Définir les gestes professionnels

Par gestes professionnels, il faut entendre les gestes (au sens propre), les postures, les manières d’être, les manière de faire, les mouvements et les opérations mentales propres à un métier particulier.

Dans le domaine professionnel de l’enseignement, les gestes professionnels peuvent être définis ainsi :

« Un geste professionnel est un signe verbal et non verbal adressé à un ou plusieurs élèves pour susciter leur activité. Il est fait pour être compris. Il manifeste une intention que les élèves doivent être en mesure de comprendre. Il relève d’une culture scolaire et disciplinaire partagée. » (Françoise Morel, Dominique Bucheton, Brigitte Carayon, Hélène Faucanié, Sandrine Laux, « Décrire les gestes professionnels pour comprendre des pratiques efficientes », Le français aujourd'hui, 2015/1, n° 188).

Les gestes professionnels des enseignants peuvent être regroupés en plusieurs catégories :

  • gestes didactiques : ceux qui permettent d’enseigner sa discipline (comment rédiger une réponse, comment se corriger, comment lire et comprendre un texte…)
  • gestes de maintien d’une certaine atmosphère : maintien de l’ordre et du calme, création d’un espace de parole, utilisation de plaisanteries pour détendre l’ambiance et créer des liens de connivence avec les élèves, gestion des conflits…
  • gestes de pilotage : ils permettent de lancer les activités, faire se disposer les élèves dans la classe, demandent de prévoir le matériel nécessaire, de savoir gérer le temps…
  • gestes de tissage : ils servent à rappeler aux élèves les activités précédentes, à anticiper avec les élèves celles qui suivront, à inscrire les séances dans un déroulement et non une succession de tâches séparées les unes des autres, à insister sur les liens entre École et vie personnelle hors de l’école…
  • gestes d’étayage : il mettent en œuvre l’empathie et permettent d’accompagner les élèves en ajustant les tâches, en revenant sur une notion, en encourageant…
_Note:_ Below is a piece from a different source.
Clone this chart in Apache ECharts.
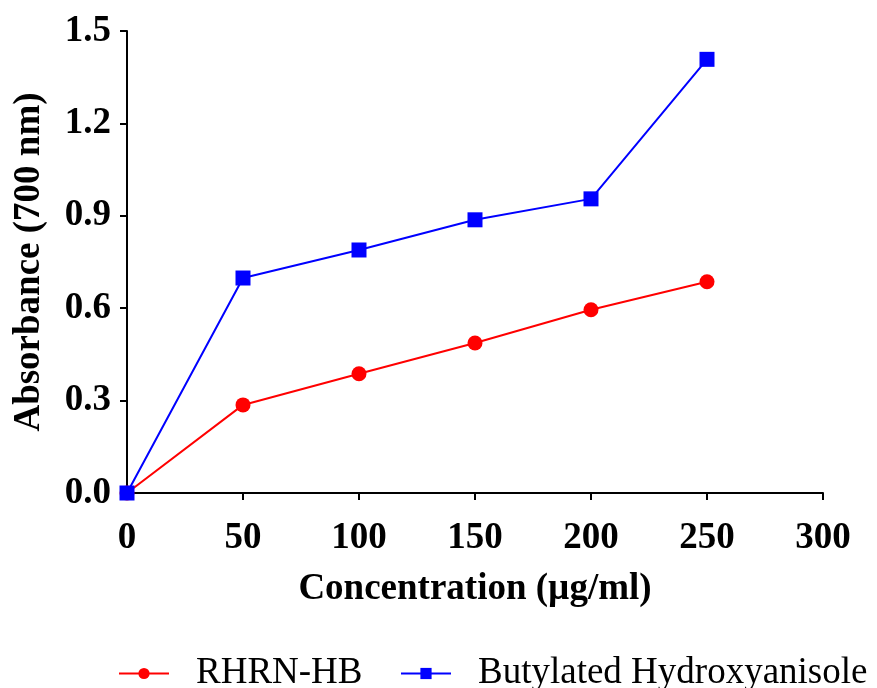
<!DOCTYPE html>
<html><head><meta charset="utf-8">
<script src="https://cdn.jsdelivr.net/npm/echarts@6/dist/echarts.min.js"></script>
<style>html,body{margin:0;padding:0;background:#fff}#c{width:877px;height:688px}</style>
</head><body><div id="c"></div>
<script>
const concentrations = [0, 50, 100, 150, 200, 250];
const rhrnHB = [0, 0.286, 0.387, 0.487, 0.595, 0.686];
const bha = [0, 0.698, 0.789, 0.887, 0.955, 1.408];
const seriesNames = ['RHRN-HB', 'Butylated Hydroxyanisole'];
const xTitle = 'Concentration (µg/ml)';
const yTitle = 'Absorbance (700 nm)';

const chart = echarts.init(document.getElementById('c'), null, {renderer: 'canvas'});
const font = 'Liberation Serif';
const legendBase = {
  top: 655, itemWidth: 50, itemHeight: 14, orient: 'horizontal', padding: 0,
  textStyle: {color: '#000', fontFamily: font, fontSize: 37, padding: [0, 0, 0, 22]}
};
chart.setOption({
  animation: false,
  grid: {left: 127, right: 54, top: 31, bottom: 195, containLabel: false},
  xAxis: {
    type: 'value', min: 0, max: 300, interval: 50,
    axisLine: {show: true, lineStyle: {color: '#000', width: 2}},
    axisTick: {show: true, length: 7, lineStyle: {color: '#000', width: 2}},
    splitLine: {show: false},
    axisLabel: {color: '#000', fontFamily: font, fontWeight: 'bold', fontSize: 37, margin: 27},
    name: xTitle, nameLocation: 'middle', nameGap: 78,
    nameTextStyle: {color: '#000', fontFamily: font, fontWeight: 'bold', fontSize: 37}
  },
  yAxis: {
    type: 'value', min: 0, max: 1.5, interval: 0.3,
    axisLine: {show: true, lineStyle: {color: '#000', width: 2}},
    axisTick: {show: true, length: 7, lineStyle: {color: '#000', width: 2}},
    splitLine: {show: false},
    axisLabel: {color: '#000', fontFamily: font, fontWeight: 'bold', fontSize: 37, margin: 16,
      formatter: v => v.toFixed(1)},
    name: yTitle, nameLocation: 'middle', nameGap: 79,
    nameTextStyle: {color: '#000', fontFamily: font, fontWeight: 'bold', fontSize: 37}
  },
  legend: [
    Object.assign({}, legendBase, {left: 118, data: [seriesNames[0]]}),
    Object.assign({}, legendBase, {left: 400, data: [seriesNames[1]]})
  ],
  series: [
    {name: seriesNames[0], type: 'line', data: concentrations.map((x, i) => [x, rhrnHB[i]]),
     symbol: 'circle', symbolSize: 15, color: '#ff0000', lineStyle: {width: 2, color: '#ff0000'},
     itemStyle: {color: '#ff0000'}},
    {name: seriesNames[1], type: 'line', data: concentrations.map((x, i) => [x, bha[i]]),
     symbol: 'rect', symbolSize: 15, color: '#0000ff', lineStyle: {width: 2, color: '#0000ff'},
     itemStyle: {color: '#0000ff'}}
  ]
});
</script></body></html>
Pour Dominique Bucheton et Yves Soulé, l’enseignant·e efficace est celui ou celle qui sait utiliser de la manière la plus appropriée les gestes nécessaires selon la situation et qui passe aisément de l’un à l’autre. Les travaux de recherche dans ce domaine montrent que de très nombreux enseignant·es se limitent dans leur séance à un petit nombre de gestes et en oublient fréquemment certains, comme les gestes de tissage. Pourtant, ils sont essentiels pour la mémorisation (nous verrons pourquoi plus tard).

Nous allons utiliser cette notion de gestes professionnels dans tout le cours. Elle permet de poser que l’acte d’enseigner n’est pas l’affaire de « dons », de recettes empiriques apprises « sur le tas » par mimétisme (on a le souvenir qu’un ancien enseignant· faisait ainsi, on imite un·e collègue), d’un charisme personnel (la personnalité, l’autorité…), d’un savoir-faire inconscient… mais qu’il peut et doit s’appuyer sur des gestes dont on peut prouver qu’ils sont efficaces et en rejeter certains qui ne le sont pas ou, pire, retardent les apprentissages.
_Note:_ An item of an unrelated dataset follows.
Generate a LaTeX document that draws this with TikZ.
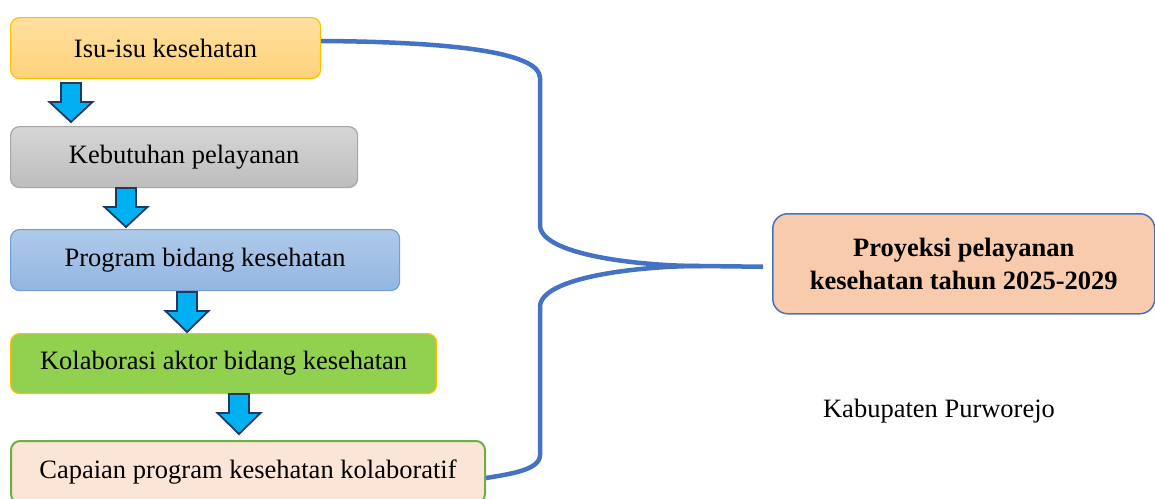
\documentclass[tikz,border=0pt]{standalone}
\usepackage{fontspec}
\setmainfont{Liberation Serif}
\definecolor{linkblue}{HTML}{4472C4}
\definecolor{arrfill}{HTML}{00B0F0}
\definecolor{arrline}{HTML}{1F3864}
\definecolor{gold}{HTML}{FFC000}
\tikzset{
  box/.style={draw, rounded corners=9pt, anchor=north west, inner sep=0pt, line width=1.2pt,
    font=\fontsize{26.5}{32}\selectfont, align=center},
  link/.style={draw=linkblue, line width=4.5pt},
  downarr/.style={fill=arrfill, draw=arrline, line width=1.8pt, line join=miter}
}
\newcommand{\dnarrow}[3]{% center x, top y, bottom y
  \draw[downarr] (#1-10,#2) -- (#1+10,#2) -- (#1+10,#2+19) -- (#1+21.5,#2+19) -- (#1,#3)
    -- (#1-21.5,#2+19) -- (#1-10,#2+19) -- cycle;}
\begin{document}
\begin{tikzpicture}[x=1pt,y=-1pt]
\useasboundingbox (0,0) rectangle (1155,498);
\node[box, draw=gold, top color={rgb,255:red,255;green,224;blue,160}, bottom color={rgb,255:red,255;green,210;blue,122},
  minimum width=310pt, minimum height=61pt] (b1) at (10,17) {Isu-isu kesehatan};
\node[box, draw={rgb,255:red,166;green,166;blue,166}, top color={rgb,255:red,214;green,214;blue,214}, bottom color={rgb,255:red,189;green,189;blue,189},
  minimum width=347pt, minimum height=61pt] (b2) at (10,126) {Kebutuhan pelayanan};
\node[box, draw={rgb,255:red,111;green,160;blue,216}, top color={rgb,255:red,175;green,202;blue,234}, bottom color={rgb,255:red,147;green,182;blue,224},
  minimum width=389pt, minimum height=61pt] (b3) at (10,229) {Program bidang kesehatan};
\node[box, draw=gold, fill={rgb,255:red,146;green,208;blue,80},
  minimum width=426pt, minimum height=60pt] (b4) at (10,333) {Kolaborasi aktor bidang kesehatan};
\node[box, draw={rgb,255:red,112;green,173;blue,71}, line width=2pt, fill={rgb,255:red,251;green,229;blue,214},
  minimum width=474pt, minimum height=62pt] (b5) at (10,440) {Capaian program kesehatan kolaboratif};
\node[box, draw=linkblue, line width=1.5pt, rounded corners=15pt, fill={rgb,255:red,248;green,203;blue,173},
  minimum width=382pt, minimum height=100pt, font=\fontsize{26.5}{33}\selectfont\bfseries] (proj) at (772,213)
  {Proyeksi pelayanan\\kesehatan tahun 2025-2029};
\node[font=\fontsize{26.5}{32}\selectfont, inner sep=0pt] (kab) at (939,411) {Kabupaten Purworejo};

\dnarrow{71}{83}{122}
\dnarrow{126}{188}{227}
\dnarrow{187}{292}{332}
\dnarrow{239}{394}{434}

\coordinate (m) at (700,266);
\coordinate (e) at ([xshift=-9pt,yshift=-3pt]proj.west);
\draw[link] (b1.east |- 0,41) .. controls (470,42) and (540,55) .. (540,78) -- (540,225)
  .. controls (540,255) and (640,266) .. (m) -- (e);
\draw[link] (b5.east |- 0,478) .. controls (510,474) and (540,470) .. (540,455) -- (540,307)
  .. controls (540,277) and (640,266) .. (m);
\end{tikzpicture}
\end{document}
Des gestes pédagogiques efficaces

Des gestes professionnels sont efficaces s’ils amènent au résultat escompté. De tels gestes peuvent être définis ainsi :

  • ils sont ajustés à la situation d’enseignement, au public, à la réalité analysée de la classe
  • ils respectent quelques invariants reposant sur des observables, sur des faits objectifs voire scientifiques
  • ils s’appuient sur des postures professionnelles conscientisées (la notion de posture sera définie plus loin)

Défense des gestes professionnels efficaces

Si l’on veut prouver que certains gestes sont efficaces et les faire se développer dans la communauté éducative au sens large, il faut argumenter. Imposer des pratiques sans expliciter les raisons qui font que ces pratiques devraient être encouragées est contre-productif. Pour ne prendre qu’un exemple, le système scolaire français garantit la liberté pédagogique : il n’est pas dans les habitudes des enseignant·es de recevoir des ordres leur imposant telle ou telle manière de faire. Il faut les en convaincre.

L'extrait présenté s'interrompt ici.